La croisée des chemins


Cet après-midi, les traînées blanches que laissent les avions dans leur sillage restent imprimées dans l'azur. Elles tombent très lentement vers la terre, se rapprochent en se dilatant, jusqu'à prendre la forme de nuages allongés. La luminosité baisse, la chaleur décroît subitement : le soleil est momentanément voilé par l'immense croix formée par deux de ces cirrus. Il descend, devient oblique, il ne chauffe que mon côté droit ; ma gauche reste exposée à une petite brise fraîche. Je ne vais plus tarder. J'écoute de la musique. Je repense à hier soir, après le repas, dans le caveau. Le jeune Steve et sa guitare électrique, sa musique qui ramenait 30 ans en arrière. Du rock. Le modèle implacable et répétitif couplet - refrain. Nicole qui danse, ses cheveux humides collent à sa nuque; Anna qui danse; Véronique et Thierry qui dansent; le frère de Nicole qui sautille, tout rouge, l'air ravi, souriant et hochant la tête. Le caveau chaulé avec ses lumières rouges est un cadre fini (on peut en tracer les plans), comme ces musiques (qui se notent sur des partitions). Je préfère celles que j'écoute, qui n'ont ni véritable début, ni fin. Les nappes se succèdent, se chevauchent, varient, s'en vont, reviennent, disparaissent ; d'autres arrivent, étonnent ; les ambiances changent ; une tonalité demeure - ou alors un rythme - qui relient le tout. Ces musiques débordent largement de tous les cadres. Elles sont comme l'eau. Comme des surfaces planes infinies, sur lesquelles on peut voyager librement. La vie est une énergie continue, qui déborde largement de notre être. Il me semble vain de s'accrocher à quelque chose (un moment, un être), dès lors que tout est en mouvement. Que tout passe. La seule constante est notre âme. La qualité de la taille du diamant qui vibre dans le sillon toujours changeant, la force de la pince du tramway de San Francisco qui s'accroche au câble qui le hissera en haut de la côte.

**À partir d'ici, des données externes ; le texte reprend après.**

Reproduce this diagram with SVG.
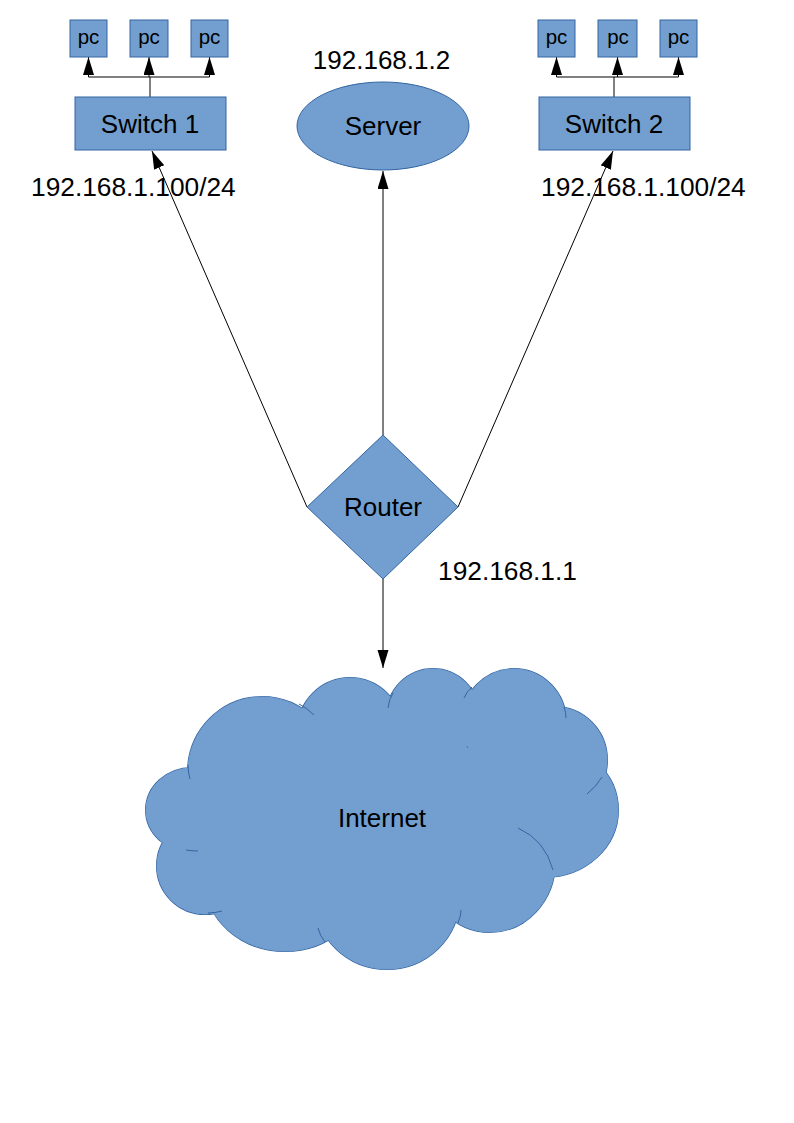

Hier donc, l'anniversaire de Nicole, les acteurs et les actrices de sa vie réunis dans cette grande maison, à un moment où l'on sait avec certitude que la moitié du chemin est faite. La plupart ont sans doute une bonne partie de leurs rêves derrière eux. Des enfants de 20 ans. A eux, il faudrait peut-être dire que le temps où l'on peut décider pour soi-même ET en connaissance de cause est court. On ne s'en rend compte qu'assez tard. La vérité est que nous avons les manettes en mains pendant dix ou quinze ans peut-être, et puis les choses sont jouées. Je regarde ces personnes que je ne croise qu'occasionnellement, je capte le traître flétrissement des peaux, la marque du temps (qui n'épargne que Marie). Je suis bien conscient d'être au coeur de mon temps, au centre de ma vie. Maintenant. Ici. C'est sûrement août. Peut-être encore juillet? Des choix se présentent. Je les fais. Les prises de conscience sont des processus lents. Tout à coup le soleil est moins fort : un nuage dans le ciel. On ne l'avait pas vu arriver... Quand l'ombre gagne, il faut se déplacer au soleil. Changer de voie, reprendre de l'élan. Pincer le câble qui continue de rouler dans son ornière. Il ne peut rien arriver de pire que de ne plus décider. Quoique si: regretter.